Secondly, when he finally does pay back the $2,000 loan in say the following or an even later year, exactly how are you now declaring it a gift to the IRS, and why would you? If he paid back the loan, THEN IT WAS NEVER A GIFT! And besides, as I already mentioned, if it somehow was a gift, you don't have to declare, report, or file anything unless the total of all gifts to your brother in that one single year exceeded the annual gift tax limit, which again, is $16,000 for 2022.

And for the record, even if you do make gifts to someone in excess of $16,000 in value this year, it doesn't necessarily mean you're going to currently end up paying any gift tax to the IRS. Every US taxpayer/citizen under current law is granted a lifetime gift and estate tax exemption of $12.06M for 2022, which applies to gifts throughout their life, or against their estate at the death. That exemption amount is currently subject to COLA, and thus generally changes every year (it was at $11.7M for 2021). The requirement to file and report on federal Form 709, for every year in which you made gifts in excess of the annual gift tax exemption amount to any one person, is so the IRS knows how much in excess gifts you are reporting for that year so they can deduct it from your lifetime exclusion amount. Whatever is left when you die is the amount that can then be passed to your heirs without any inheritance tax being owed on it. The whole idea is so that someone getting old and/or sick just can't gift away everything before they die to escape the federal inheritance tax on their estate when they finally do pass. And that also means that when you file and report these gifts on your annual federal Form 709 gift tax returns, you don't owe any current gift taxes, unless you end up using your entire lifetime gift and estate tax exclusion first. And so you know, under current law, the lifetime gift and estate tax exclusion is currently scheduled to be cut in half starting in 2026. Of course it could also be reduced (or however unlikely, increased) at any time by the government.

And one final point. If you are legally married, you can potentially double the amount of your annual gift tax exemption for gifts made to any single person by getting your spouse to agree to split the gift with you. So for example in 2022, if married and your spouse agrees, you could give up to $32,000 in gifts to someone and still not currently owe any gift tax, nor have your lifetime gift and estate tax exemption amount reduced by even a single dollar. Of course to do so, you and your spouse will both have to prepare and file your own individual Form 709 annual gift tax returns for the year the split gift was made, and affirmatively declare and report on them that you are splitting a gift(s). And there is no such thing as a jointly filed gift tax return for married couples, everyone is responsible to file their own.
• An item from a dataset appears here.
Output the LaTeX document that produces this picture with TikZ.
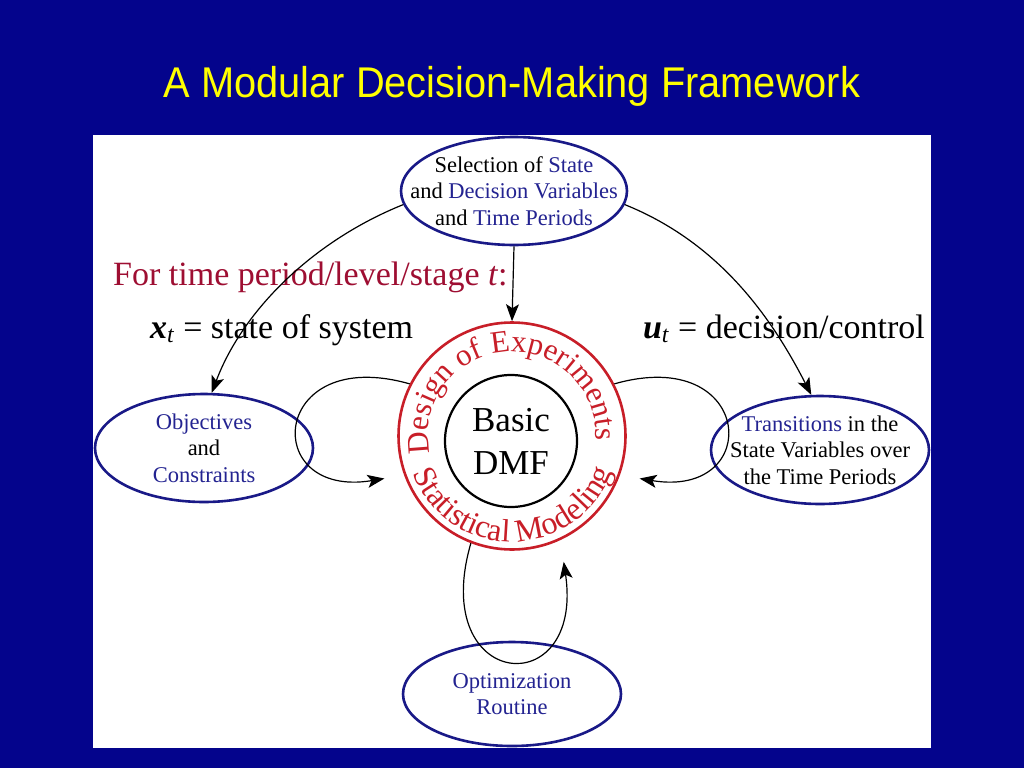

Also for the record, some states have inheritance taxes as well, and I'm not even going to try and mention or get into the potential impact of gifts on them.
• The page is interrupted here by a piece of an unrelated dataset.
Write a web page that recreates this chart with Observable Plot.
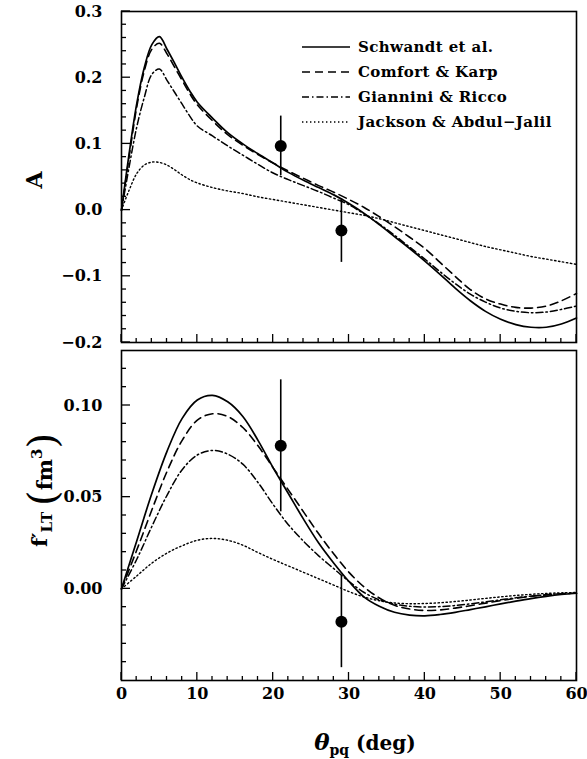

So people, please, please, please be careful when you are posting stuff about taxes and such on an online forum. If you aren't really experienced and truly don't know what you're talking about, it may be best to say nothing at all, as opposed to passing on bad info that could end up causing harm to others. And Swarmee, this isn't knocking you for trying to be helpful. It's just that some of what you're saying may not be currently or totally accurate, but someone reading it who thinks it is may end up doing something they shouldn't, or not doing something they should, as a result.